FERS allows the definition of a single multipath propagation path via reflection off an infinite flat surface. This surface is defined in the XML configuration using standard plane equation coefficients (ax + by + cz + d = 0) and includes a scalar reflection factor (representing signal loss or gain upon reflection). This mechanism forms the basis for simulating single-bounce multipath using the image method.

Assumptions

• The defined surface is mathematically perfect: perfectly flat and infinite in extent.
• Reflection off the surface is purely specular (mirror-like), with no diffuse scattering components considered.
• The reflection factor provided in the XML is a simple, constant scalar multiplier applied to the reflected signal strength. It is independent of frequency, polarization, or angle of incidence.
• The underlying geometric reflection logic implemented in MultipathSurface::reflectPoint correctly calculates the reflection of a 3D point or vector across the defined plane according to standard geometric principles.

Limitations

• Single Surface Only: The simulation architecture currently supports only one multipath surface definition per run. Multiple distinct reflective surfaces or multi-bounce scenarios (beyond the single bounce modeled via the image method) cannot be handled.
• Idealized Geometry: The model cannot represent more complex or realistic surface geometries, such as curved surfaces (e.g., accounting for Earth's curvature), surfaces of finite size, or surface roughness effects which would introduce diffuse scattering.
• Simplistic Reflection Factor: The reflection factor is a basic scalar value. It does not model potentially complex physical effects like frequency-dependent reflectivity, polarization changes upon reflection, or variations based on the angle of incidence.
• No Phase Shift on Reflection: The model does not introduce any phase shift upon the act of reflection itself.
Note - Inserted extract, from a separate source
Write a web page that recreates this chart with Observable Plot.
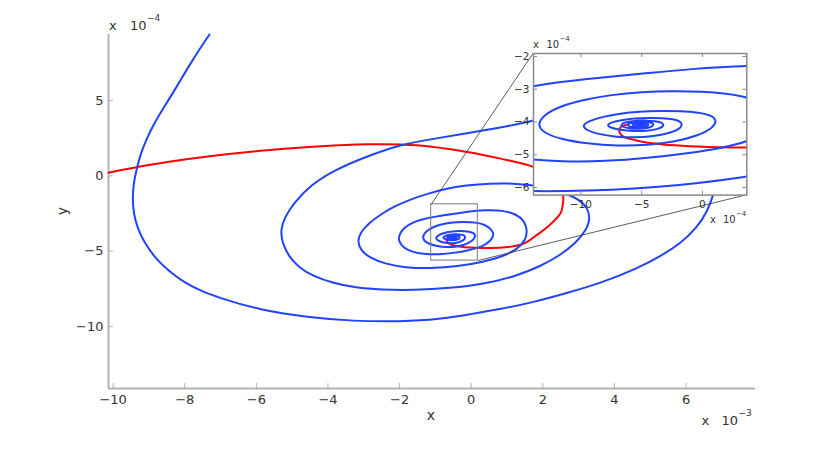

Any phase difference between the direct and multipath signal arises solely from the difference in their respective path lengths, consistent with basic wave propagation principles.

Related Components

• XML Parsing: xml_parser.cpp (specifically the parseMultipathSurface function)
• Core Logic & Storage: multipath_surface.h, multipath_surface.cpp (implementation of the MultipathSurface class and its reflectPoint method)
• Simulation Setup: World::addMultipathSurface method (integrates the defined surface into the simulation environment)
• Conceptual Links: Multipath Image Object Generation, Reflection Factor Application

Validation Status

• Needs Verification: The basic implementation exists, but its correctness under various geometric configurations and the impact of its significant simplifications require verification.
• Key Areas for Validation:
  • Verify the geometric accuracy of the reflection calculation (MultipathSurface::reflectPoint) for various plane orientations (e.g., axis-aligned, angled) and object positions (e.g., near, far, crossing the plane).
  • Confirm through simulation output analysis that the reflection factor is correctly applied to the power or amplitude of the reflected signal path within the core simulation logic (likely solveRe), and crucially, that it is applied only once for a single-bounce path involving dual objects.
  • Test edge cases, such as simulation objects located exactly on the reflection plane.
  • Confirm that the system correctly handles (e.g., throws an error) attempts to define more than one multipath surface in the XML configuration.
• Priority: Medium (This is a fundamental component for any multipath simulation within FERS. Ensuring the simple model works as intended is important before relying on it or considering extensions.)